--- SUPPLIED DATA ---
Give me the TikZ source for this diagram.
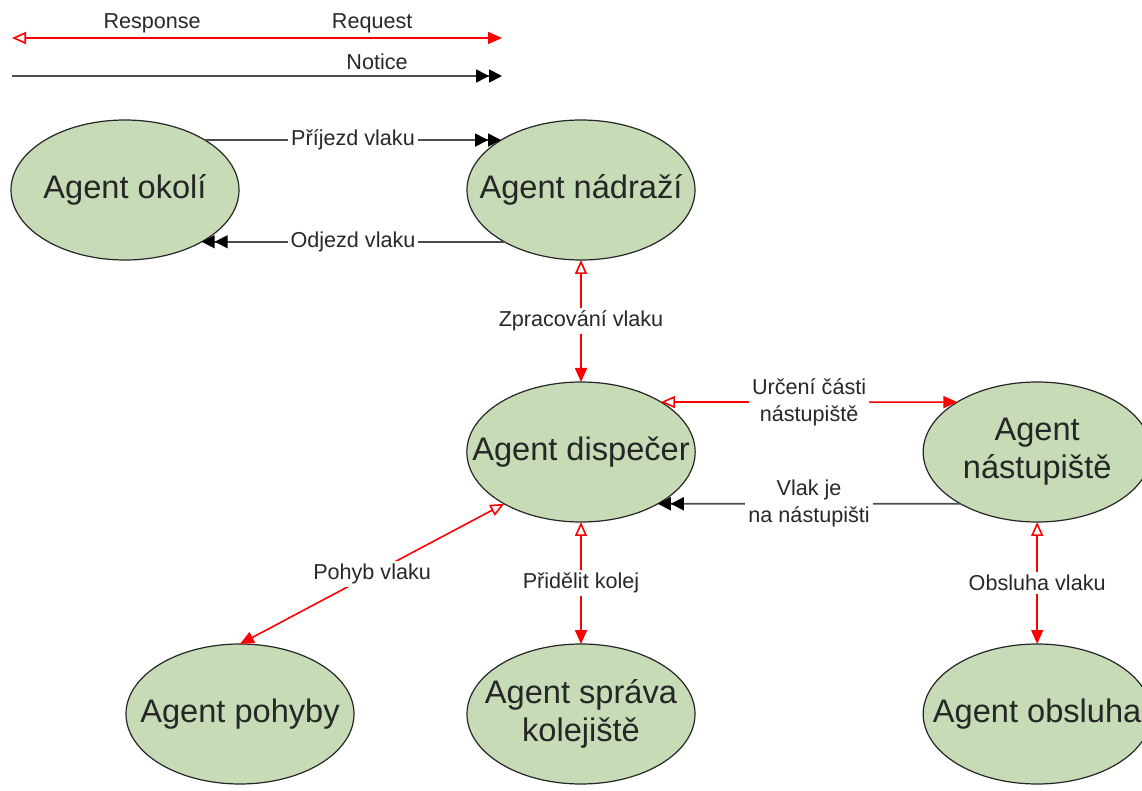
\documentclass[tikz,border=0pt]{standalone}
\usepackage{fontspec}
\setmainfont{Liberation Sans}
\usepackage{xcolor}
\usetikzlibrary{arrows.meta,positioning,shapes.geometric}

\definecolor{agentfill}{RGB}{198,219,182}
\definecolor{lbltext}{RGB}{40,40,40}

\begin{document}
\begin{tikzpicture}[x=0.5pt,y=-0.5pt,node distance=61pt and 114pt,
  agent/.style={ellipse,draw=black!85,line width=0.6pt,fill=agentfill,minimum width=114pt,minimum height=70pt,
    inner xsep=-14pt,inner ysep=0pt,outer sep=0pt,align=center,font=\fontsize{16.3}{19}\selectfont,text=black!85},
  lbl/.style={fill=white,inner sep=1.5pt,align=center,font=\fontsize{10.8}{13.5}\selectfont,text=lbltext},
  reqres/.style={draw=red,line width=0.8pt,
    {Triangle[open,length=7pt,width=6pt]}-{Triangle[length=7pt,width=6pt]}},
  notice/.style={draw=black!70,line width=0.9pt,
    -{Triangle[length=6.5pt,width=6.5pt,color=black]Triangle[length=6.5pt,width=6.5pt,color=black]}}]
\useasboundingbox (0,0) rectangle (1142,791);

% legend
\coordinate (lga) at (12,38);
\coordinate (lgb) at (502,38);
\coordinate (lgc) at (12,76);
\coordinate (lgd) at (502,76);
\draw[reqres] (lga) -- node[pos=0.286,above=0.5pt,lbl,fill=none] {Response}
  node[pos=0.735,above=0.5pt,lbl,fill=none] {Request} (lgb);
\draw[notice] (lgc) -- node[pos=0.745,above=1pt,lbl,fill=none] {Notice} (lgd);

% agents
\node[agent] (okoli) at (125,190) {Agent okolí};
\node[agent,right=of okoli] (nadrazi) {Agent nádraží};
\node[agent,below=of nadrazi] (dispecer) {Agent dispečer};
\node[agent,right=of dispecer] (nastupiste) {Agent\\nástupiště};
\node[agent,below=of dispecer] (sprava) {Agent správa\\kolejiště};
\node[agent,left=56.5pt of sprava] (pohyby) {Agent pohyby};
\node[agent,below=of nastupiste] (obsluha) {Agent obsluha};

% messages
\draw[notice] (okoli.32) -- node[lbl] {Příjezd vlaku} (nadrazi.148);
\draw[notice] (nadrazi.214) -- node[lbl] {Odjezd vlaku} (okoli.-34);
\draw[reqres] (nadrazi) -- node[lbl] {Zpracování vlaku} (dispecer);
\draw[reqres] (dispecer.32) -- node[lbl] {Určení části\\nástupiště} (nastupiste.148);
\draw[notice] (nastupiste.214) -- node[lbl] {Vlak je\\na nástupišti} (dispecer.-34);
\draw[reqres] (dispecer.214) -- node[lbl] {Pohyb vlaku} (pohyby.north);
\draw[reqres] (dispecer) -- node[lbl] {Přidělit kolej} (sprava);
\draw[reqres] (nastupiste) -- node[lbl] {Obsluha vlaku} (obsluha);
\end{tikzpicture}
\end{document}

--- REQUIREMENTS ---
Write out every line above exactly as it is, leaving out the pictures.

--- RESULT FOR THIS TASK ---
Give me the TikZ source for this diagram.
\documentclass[tikz,border=0pt]{standalone}
\usepackage{fontspec}
\setmainfont{Liberation Sans}
\usepackage{xcolor}
\usetikzlibrary{arrows.meta,positioning,shapes.geometric}

\definecolor{agentfill}{RGB}{198,219,182}
\definecolor{lbltext}{RGB}{40,40,40}

\begin{document}
\begin{tikzpicture}[x=0.5pt,y=-0.5pt,node distance=61pt and 114pt,
  agent/.style={ellipse,draw=black!85,line width=0.6pt,fill=agentfill,minimum width=114pt,minimum height=70pt,
    inner xsep=-14pt,inner ysep=0pt,outer sep=0pt,align=center,font=\fontsize{16.3}{19}\selectfont,text=black!85},
  lbl/.style={fill=white,inner sep=1.5pt,align=center,font=\fontsize{10.8}{13.5}\selectfont,text=lbltext},
  reqres/.style={draw=red,line width=0.8pt,
    {Triangle[open,length=7pt,width=6pt]}-{Triangle[length=7pt,width=6pt]}},
  notice/.style={draw=black!70,line width=0.9pt,
    -{Triangle[length=6.5pt,width=6.5pt,color=black]Triangle[length=6.5pt,width=6.5pt,color=black]}}]
\useasboundingbox (0,0) rectangle (1142,791);

% legend
\coordinate (lga) at (12,38);
\coordinate (lgb) at (502,38);
\coordinate (lgc) at (12,76);
\coordinate (lgd) at (502,76);
\draw[reqres] (lga) -- node[pos=0.286,above=0.5pt,lbl,fill=none] {Response}
  node[pos=0.735,above=0.5pt,lbl,fill=none] {Request} (lgb);
\draw[notice] (lgc) -- node[pos=0.745,above=1pt,lbl,fill=none] {Notice} (lgd);

% agents
\node[agent] (okoli) at (125,190) {Agent okolí};
\node[agent,right=of okoli] (nadrazi) {Agent nádraží};
\node[agent,below=of nadrazi] (dispecer) {Agent dispečer};
\node[agent,right=of dispecer] (nastupiste) {Agent\\nástupiště};
\node[agent,below=of dispecer] (sprava) {Agent správa\\kolejiště};
\node[agent,left=56.5pt of sprava] (pohyby) {Agent pohyby};
\node[agent,below=of nastupiste] (obsluha) {Agent obsluha};

% messages
\draw[notice] (okoli.32) -- node[lbl] {Příjezd vlaku} (nadrazi.148);
\draw[notice] (nadrazi.214) -- node[lbl] {Odjezd vlaku} (okoli.-34);
\draw[reqres] (nadrazi) -- node[lbl] {Zpracování vlaku} (dispecer);
\draw[reqres] (dispecer.32) -- node[lbl] {Určení části\\nástupiště} (nastupiste.148);
\draw[notice] (nastupiste.214) -- node[lbl] {Vlak je\\na nástupišti} (dispecer.-34);
\draw[reqres] (dispecer.214) -- node[lbl] {Pohyb vlaku} (pohyby.north);
\draw[reqres] (dispecer) -- node[lbl] {Přidělit kolej} (sprava);
\draw[reqres] (nastupiste) -- node[lbl] {Obsluha vlaku} (obsluha);
\end{tikzpicture}
\end{document}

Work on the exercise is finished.